Plus d’un an de négociations aura été nécessaire pour accoucher d’une opération complexe, qui de surcroît valorise largement KLM. Destiné à préserver les droits de trafic internationaux de la compagnie batave et à ménager les intérêts néerlandais, le montage envisagé prévoit une prise de contrôle progressive de KLM par Air France, en dissociant intérêts économiques et contrôle juridique. L’offre publique d’échange qui sera lancée la première quinzaine de mars, un décalage avec l’annonce de l’opération « dicté par les exigences réglementaires nécessaires à la cotation du holding Air France-KLM à New York », en plus de Paris et Amsterdam, permettra au groupe français de prendre 100 % du capital de KLM - et de payer la somme correspondante -, mais de n’avoir dans un premier temps que 49 % des droits de vote. La nationalité de la cible n’est pas étrangère au montage retenu : en France, la réglementation en matière d’offre publique ne permet pas de dissocier capital et droits de vote, et il est piquant de voir que l’Etat soit, même indirectement, partie prenante à une opération de ce genre. La structure actuelle du capital de KLM reflétait déjà cette déconnexion, puisque les actions ordinaires cotées ne représentent que 73,6 % des droits de vote, tandis que, par le biais d’actions de priorité ou préférentielles, l’Etat néerlandais et une fondation détiennent respectivement 14,7 % et 11,7 % des droits de vote.
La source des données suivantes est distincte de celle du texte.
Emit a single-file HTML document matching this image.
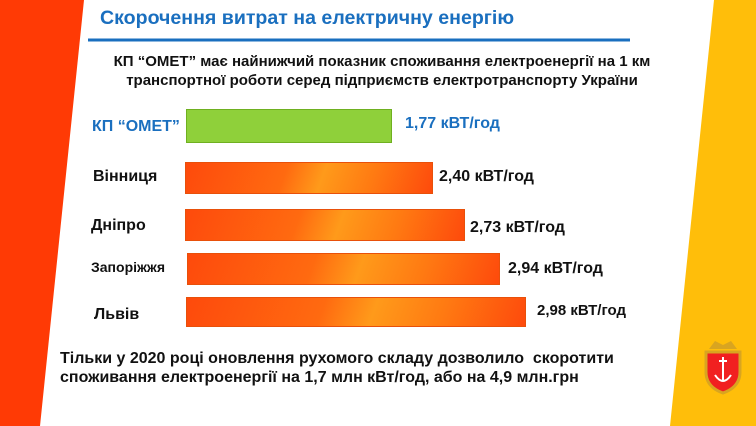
<!DOCTYPE html>
<html><head><meta charset="utf-8"><style>
body{margin:0;width:756px;height:426px;overflow:hidden;background:#fff;position:relative;font-family:"Liberation Sans","DejaVu Sans",sans-serif;}
.t{position:absolute;white-space:nowrap;font-weight:bold;}
.bar{position:absolute;background:linear-gradient(110deg,#fe4a0c 0%,#ff6a10 40%,#ff9a1a 55%,#ff7a12 75%,#fe4a0c 100%);border:1px solid #e8500a;box-sizing:border-box;}
.v{font-size:16px;color:#111;}
.l{font-size:16px;color:#111;}
</style></head><body>
<svg width="756" height="426" style="position:absolute;left:0;top:0">
<polygon points="0,0 84,0 40,426 0,426" fill="#ff3a05"/>
<polygon points="714,0 756,0 756,426 670,426" fill="#ffbe0a"/>
<line x1="88" y1="40" x2="630" y2="40" stroke="#1a6fbf" stroke-width="3"/>
<g transform="translate(723,367)">
<path d="M-17,-15 L17,-15 L17,5 Q17,20 0,26 Q-17,20 -17,5 Z" fill="#f12020" stroke="#d9a520" stroke-width="3"/>
<path d="M-14,-18 L-8,-26 L0,-22 L8,-26 L14,-18 Z" fill="#d9a520"/>
<path d="M0,-10 V14 M-8,8 Q0,20 8,8 M-4,-6 H4" stroke="#fff" stroke-width="2" fill="none"/>
</g>
</svg>
<div class="t" style="left:100px;top:8px;font-size:19px;color:#1a6fbf;transform:scaleX(1.03);transform-origin:left;">Скорочення витрат на електричну енергію</div>
<div class="t" style="left:0;width:756px;text-align:center;top:52px;font-size:15px;color:#111;line-height:19px;padding-left:8px;box-sizing:border-box;">КП “ОМЕТ” має найнижчий показник споживання електроенергії на 1 км<br>транспортної роботи серед підприємств електротранспорту України</div>
<div style="position:absolute;left:186px;top:109px;width:206px;height:34px;background:#8fd03a;border:1px solid #6fb020;box-sizing:border-box;"></div>
<div class="t" style="left:92px;top:118px;font-size:16px;color:#1a6fbf;">КП “ОМЕТ”</div>
<div class="t v" style="left:405px;top:115px;color:#1a6fbf;">1,77 кВТ/год</div>
<div class="bar" style="left:185px;top:162px;width:248px;height:32px;"></div>
<div class="t l" style="left:93px;top:168px;">Вінниця</div>
<div class="t v" style="left:439px;top:168px;">2,40 кВТ/год</div>
<div class="bar" style="left:185px;top:209px;width:280px;height:32px;"></div>
<div class="t l" style="left:91px;top:217px;">Дніпро</div>
<div class="t v" style="left:470px;top:219px;">2,73 кВТ/год</div>
<div class="bar" style="left:187px;top:253px;width:313px;height:32px;"></div>
<div class="t l" style="left:91px;top:259px;font-size:14px;">Запоріжжя</div>
<div class="t v" style="left:508px;top:260px;">2,94 кВТ/год</div>
<div class="bar" style="left:186px;top:297px;width:340px;height:30px;"></div>
<div class="t l" style="left:94px;top:306px;">Львів</div>
<div class="t v" style="left:537px;top:302px;font-size:15px;">2,98 кВТ/год</div>
<div class="t" style="left:60px;top:349px;font-size:16px;color:#111;line-height:19px;">Тільки у 2020 році оновлення рухомого складу дозволило &nbsp;скоротити<br>споживання електроенергії на 1,7 млн кВт/год, або на 4,9 млн.грн</div>
</body></html>
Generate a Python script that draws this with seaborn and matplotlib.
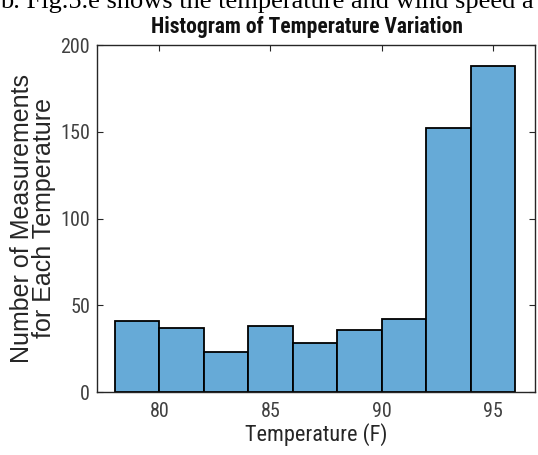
import os
import matplotlib
matplotlib.use("Agg")
import matplotlib.pyplot as plt
from matplotlib import font_manager as fm
from matplotlib.font_manager import FontProperties
import seaborn as sns
import numpy as np
import pandas as pd

# Data
bin_centers = [79, 81, 83, 85, 87, 89, 91, 93, 95]
counts = [41, 37, 23, 38, 28, 36, 42, 152, 188]
bin_edges = [78, 80, 82, 84, 86, 88, 90, 92, 94, 96]
xticks = [80, 85, 90, 95]
yticks = [0, 50, 100, 150, 200]
title = "Histogram of Temperature Variation"
xlabel = "Temperature (F)"
ylabel = "Number of Measurements\nfor Each Temperature"
caption = "b. Fig.5.e shows the temperature and wind speed a"

sns.set_theme(style="white")
plt.rcParams['font.family'] = ['Liberation Sans', 'DejaVu Sans']

names = {f.name for f in fm.fontManager.ttflist}
files = [f.fname for f in fm.fontManager.ttflist]


def find_font(cand_names, cand_files, weight="normal"):
    for n in cand_names:
        if n in names:
            return FontProperties(family=n, weight=weight), True
    for fn in cand_files:
        for f in files:
            if os.path.basename(f).lower() == fn.lower():
                return FontProperties(fname=f), True
    return FontProperties(family=['Liberation Sans', 'DejaVu Sans'], weight=weight), False


fp_reg, cond_reg = find_font(['Liberation Sans Narrow', 'Roboto Condensed', 'Open Sans Condensed'],
                             ['LiberationSansNarrow-Regular.ttf', 'DejaVuSansCondensed.ttf'])
fp_bold, cond_bold = find_font(['Liberation Sans Narrow', 'Roboto Condensed', 'Open Sans Condensed'],
                               ['LiberationSansNarrow-Bold.ttf', 'DejaVuSansCondensed-Bold.ttf'],
                               weight="bold")


def fp_sized(fp, size):
    p = fp.copy()
    p.set_size(size)
    return p


tick_size = 14.5 if cond_reg else 12.5
xlab_size = 16 if cond_reg else 13.5
title_size = 15.5 if cond_bold else 13

W, H = 538, 455
fig = plt.figure(figsize=(W / 100, H / 100), dpi=100)
ax = fig.add_axes([97 / W, (H - 392) / H, (535 - 97) / W, (392 - 45) / H])

df = pd.DataFrame({"temp": bin_centers, "count": counts})
sns.histplot(data=df, x="temp", weights="count", bins=bin_edges, ax=ax,
             color="#66AAD7", alpha=1.0, edgecolor="black", linewidth=1.3)

ax.set_xlim(77.2, 96.9)
ax.set_ylim(0, 200)
ax.set_xticks(xticks)
ax.set_yticks(yticks)
ax.set_xticklabels([str(v) for v in xticks])
ax.set_yticklabels([str(v) for v in yticks])

tick_color = "#404040"
ax.tick_params(axis="both", which="both", direction="in", length=4, width=0.8,
               colors="#262626", labelcolor=tick_color,
               top=True, right=True, bottom=True, left=True)
ax.tick_params(axis="x", pad=7)
ax.tick_params(axis="y", pad=5)
for lbl in ax.get_xticklabels() + ax.get_yticklabels():
    lbl.set_fontproperties(fp_sized(fp_reg, tick_size))
    lbl.set_color(tick_color)
for s in ax.spines.values():
    s.set_visible(True)
    s.set_color("#262626")
    s.set_linewidth(1.0)

ax.set_xlabel(xlabel, fontproperties=fp_sized(fp_reg, xlab_size), color="#262626", labelpad=2)
ax.set_ylabel(ylabel, fontsize=18, color="#262626", labelpad=3,
              family=['Liberation Sans', 'DejaVu Sans'], linespacing=0.88)
ax.set_title(title, fontproperties=fp_sized(fp_bold, title_size), color="#111111",
             x=0.48, pad=9)

fig.text(0.0, 1 - 8 / H, caption, fontsize=19, va="baseline", ha="left",
         family=['Liberation Serif', 'DejaVu Serif'], color="black")

fig.savefig("out.png", dpi=100)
La compagnie hexagonale proposera aux actionnaires ordinaires de KLM 11 actions Air France et 10 bons de souscription d’actions (BSA) Air France pour 10 actions ordinaires KLM. Les actionnaires néerlandais seront par ailleurs associés à la création de valeur potentiellement créée par l’opération : 3 BSA donnent le droit, à compter de dix-huit mois après la clôture de l’offre et pour une période de trois ans et demi, de souscrire ou d’acheter 2 actions Air France à un prix d’exercice de 20 euros.
A l’issue de la période transitoire de trois ans, Air France-KLM récupérera les 51 % de droits de vote de KLM qui seront dans l’intervalle détenus à hauteur de 14,7 % par l’Etat (qui conservera, sous une forme atténuée, l’option lui permettant aujourd’hui de monter à 50,1 % des droits de vote de KLM si ses droits de trafic sont menacés) et de 36,3 % par deux fondations hollandaises.
Prime spéculative
Au total, la transaction envisagée valorise KLM 784 millions d’euros (dont 78,6 millions correspondant aux BSA), soit une valeur de 16,74 euros par action, extériorisant une prime de 40 % par rapport au cours de clôture de 11,96 euros lundi soir, et de 77,1 % sur les trois derniers mois. Tandis que le marché intégrait déjà une prime spéculative, Air France n’a donc pas lésiné sur le prix offert : sur la base des capitalisations des deux compagnies lundi soir, KLM représentait 15,9 % du nouvel ensemble, à comparer aux 19 % finalement accordés aux actionnaires bataves dans Air France-KLM (qui deviendront 27 % en intégrant les BSA).
Hier, le titre de la compagnie d’Amsterdam s’est adjugé 12,54 %, à 13,46 euros, tandis que celui d’Air France reculait de 4,16 %, à 13,12 euros, la réaction de la Bourse reflétant en partie la parité retenue. Sur cette base, explique Morgan Stanley, et avant prise en compte de toute synergie, Air France devrait s’ajuster sur une valeur de 12,80 euros par action, et KLM de 16,20 euros. L’évolution boursière des deux futurs jeunes mariés d’ici au lancement de l’offre devrait dépendre de la façon dont le marché arbitre entre l’anticipation des synergies (leur valeur actualisée représente environ 2 milliards de capitalisation boursière supplémentaire) et la probabilité d’échec de l’opération.